Discount Calculator
Calculate the sale price after a discount. Find the final price, amount saved, and effective discount rate.
About Discount Calculator
A discount calculator determines the sale price of an item after applying a percentage or fixed discount. It shows you the amount saved, the final price, and can handle multiple stacked discounts (e.g., 20% off plus an additional 10% off). Understanding discount math helps you evaluate deals, compare prices, and make informed purchasing decisions during sales events like Black Friday, Cyber Monday, and seasonal clearances.
How to Use
Enter the original price and the discount percentage (or fixed amount). For multiple discounts, enter each discount one at a time — the calculator applies them sequentially (which is how most retailers calculate stacked discounts). You will see the final price, total savings, and effective overall discount rate. You can also calculate the original price from a sale price.
Formula / Key Equations
Single discount: Sale Price = Original Price × (1 - Discount%/100). Stacked discounts: Apply each discount sequentially to the running total. Original price from sale price: Original Price = Sale Price / (1 - Discount%/100).

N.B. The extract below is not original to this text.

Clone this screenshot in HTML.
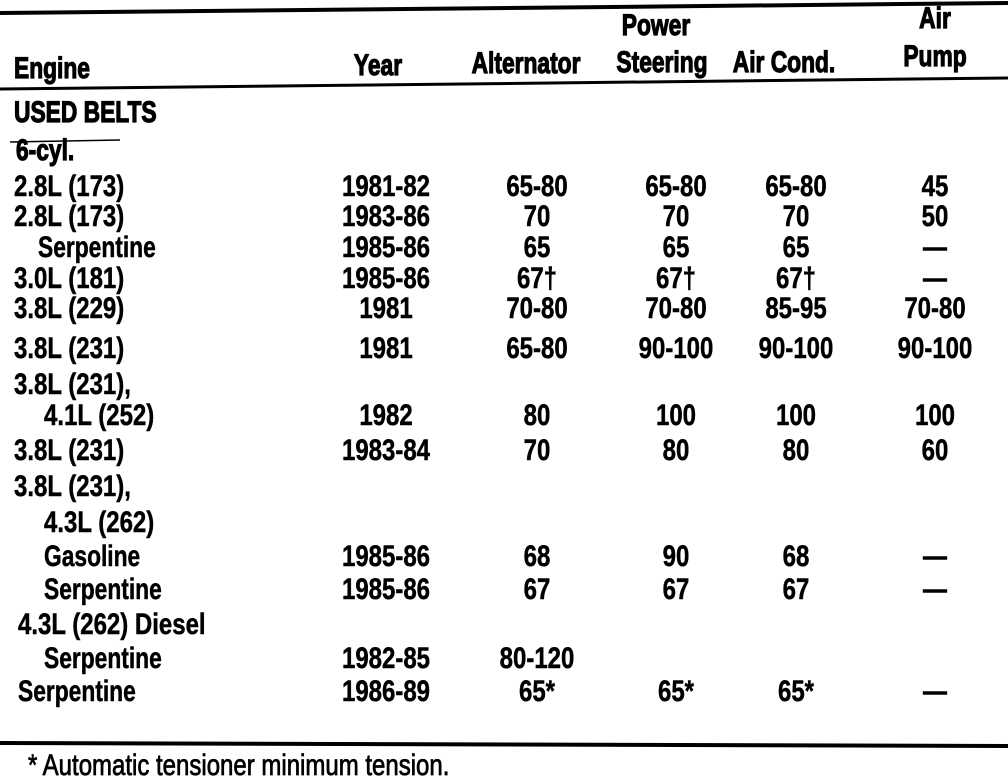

Savings = Original Price - Sale Price.
Common Use Cases
Shopping during sales events and comparing deals. Calculating final prices for online purchases with coupon codes. Budgeting for purchases with employee discounts. Comparing 'dollars off' versus 'percentage off' promotions to find the better deal. Calculating tax on discounted items.
Limitations
The calculator applies discounts sequentially, which is standard retail practice. It does not combine percentages additively (e.g., 20% + 10% off is NOT 30% off — it is 28% off when applied sequentially). Tax calculation is separate and not included unless you manually add it. The calculator handles numeric values and does not process currency symbols.
Frequently Asked Questions
How do stacked discounts work?
Stacked discounts are applied one after another to the running total, not added together. For example, 20% off followed by 10% off on a $100 item: first $100 × 0.80 = $80, then $80 × 0.90 = $72. The effective discount is 28%, not 30%.
Is it better to get $10 off or 10% off?
It depends on the original price. $10 off is better for items under $100, while 10% off is better for items over $100. At exactly $100, both give the same result ($90). Our calculator lets you compare both scenarios side by side.
How do I calculate the original price from a sale price?
Divide the sale price by (1 - discount percentage). For example, if an item costs $60 after a 25% discount: Original Price = $60 / (1 - 0.25) = $60 / 0.75 = $80.
Does the calculator include tax?
No, tax is calculated separately. To find the total with tax, first calculate the discounted price, then apply your local tax rate to that price.
Can I use this for buy-one-get-one (BOGO) deals?
This calculator handles percentage and fixed-amount discounts. For BOGO deals, the effective discount is 50% if both items cost the same. For different-priced items, the discount equals the price of the lower-priced item divided by the total.